Git, Distributed Version Control

As I’ve mentioned before, I currently use Git as the repository for all this blog’s content. There, I store both the configuration files and the content itself (text and images) that later generate the functional website using Hugo . Beyond this specific use case, I believe that knowing Git is fundamental for IT professionals, so I set out to write this introduction to the tool.

What is Git?

Git is a Distributed Version Control System (DVCS), originally created by Linus Torvalds (the creator of Linux) in 2005.

In essence, Git is a tool that tracks changes made to files over time. It allows developers to revert to previous versions of a project, branch development to work on new features without affecting the main code, and merge those changes back in a controlled manner when appropriate.

Key Points:

Version Control: This means it records every modification in the code, allowing you to know who changed what, and when.
Distributed: This is the most important feature. Unlike centralized systems, every developer has a complete copy of the entire project history on their local machine. This means you can work offline and the project does not rely on a single central server (which increases resilience and security).

How Does Git Work?

Git does not store information as a list of files that change over time. Instead, it stores information as a set of snapshots of the filesystem.

1. The Three-Tree Model (or Three States)
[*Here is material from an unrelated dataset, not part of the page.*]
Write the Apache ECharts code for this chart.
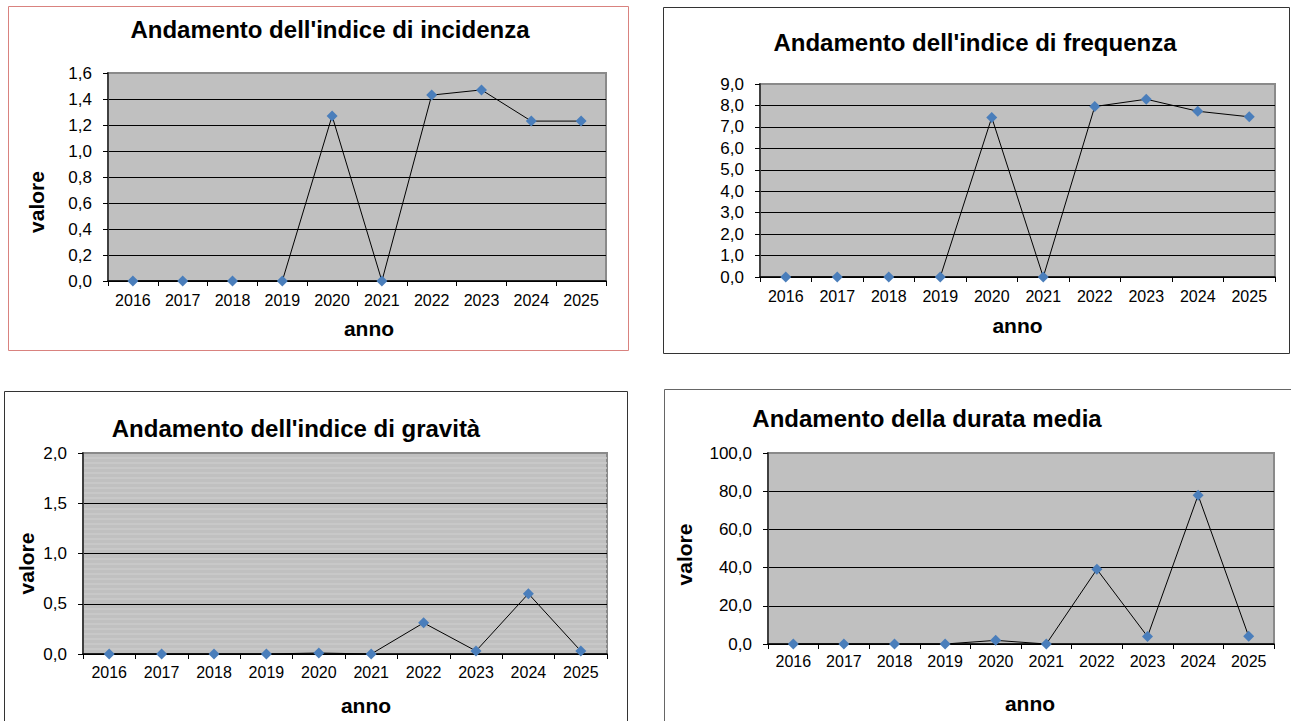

Git manages the project across three main states or logical “trees”:

State	Name (in Git)	Description
1. Working Directory	Working Directory	The files you have on your machine and are currently modifying. These files are either untracked (not monitored) or modified (tracked, but not saved).
2. Staging Area	Staging Area (Index)	An intermediate cache. Here, you place the specific changes from the Working Directory that you want to include in your next commit.
3. Local Repository	Git Directory (Repository)	This is the Git database, containing the history of all changes (commits) in the project. This is where snapshots are permanently stored.
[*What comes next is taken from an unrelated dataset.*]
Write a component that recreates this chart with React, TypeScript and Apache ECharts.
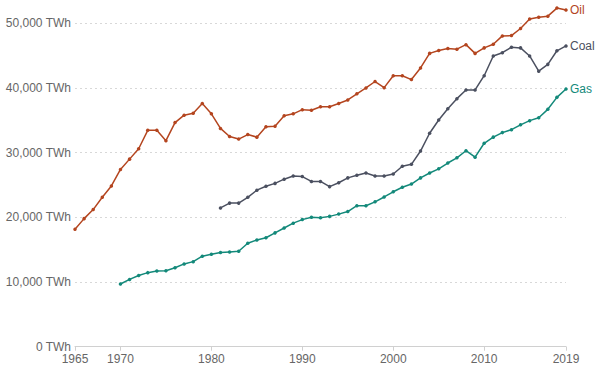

2. The `Commit` (Snapshot)

A commit is the fundamental action. It is a snapshot or checkpoint of your project at a specific moment.

To create a commit, you must first move the modified files from the Working Directory to the Staging Area (command git add).
Then, you create the commit (command git commit), moving those files from the Staging Area to the Local Repository.
Every commit has a unique SHA-1 hash that identifies it, a descriptive message, and a pointer to the immediately preceding commit (its “parent”).

3. Branches

Branches are lightweight, movable pointers to a commit. They allow developers to:

Create a separate line of development from the main code (main or master).
Work on a new feature or bug fix without the risk of breaking the stable version.
Once the work is ready, that branch can be merged back into the main line.

Why is Git Important?

Beyond the use a software developer might give it, which I won’t focus on here, I believe Git offers several benefits for systems administrators or specialists in various IT branches:

Audit and Traceability: In security and compliance, traceability is vital. Git provides an immutable record of all changes. If a vulnerability or incorrect configuration is introduced, you know exactly which commit caused it, who did it, and when, facilitating auditing and rollback.
Infrastructure as Code (IaC): Tools like Terraform, Ansible, or CloudFormation use Git to store their configuration. This is crucial for DevSecOps and for securely and reproducibly managing cloud environments.
Collaboration and Resilience: It allows distributed teams to collaborate on the same code safely, without the risk of overwriting each other’s work. Being distributed, if a central server fails (e.g., GitLab, which we will discuss in another post), the complete history still exists on the local machines of those collaborating.
Workflow (CI/CD): Git is the central engine of most Continuous Integration and Continuous Deployment (CI/CD) pipelines, ensuring that only reviewed and tested code reaches production. For example, in the case of this blog: I use a project on GitLab as a code repository, and then deploy the functional site on Cloudflare Pages through a CI/CD flow.

Therefore, Git can add value to tasks as diverse as managing Infrastructure as Code, configuration management on servers, container orchestration/Kubernetes, or simply documentation management (personally, I have used it for security policies and other documents).

These uses demonstrate that Git is an architectural and knowledge management tool as important as a programming tool. It allows applying the principles of traceability and auditing, essential in cybersecurity, to all aspects of a system.

I plan to write something about GitLab soon, one of the Git servers I usually use for personal and work projects. And once I have more time, I will document the complete deployment of this blog with CI/CD using Hugo + GitLab + Cloudflare Pages here.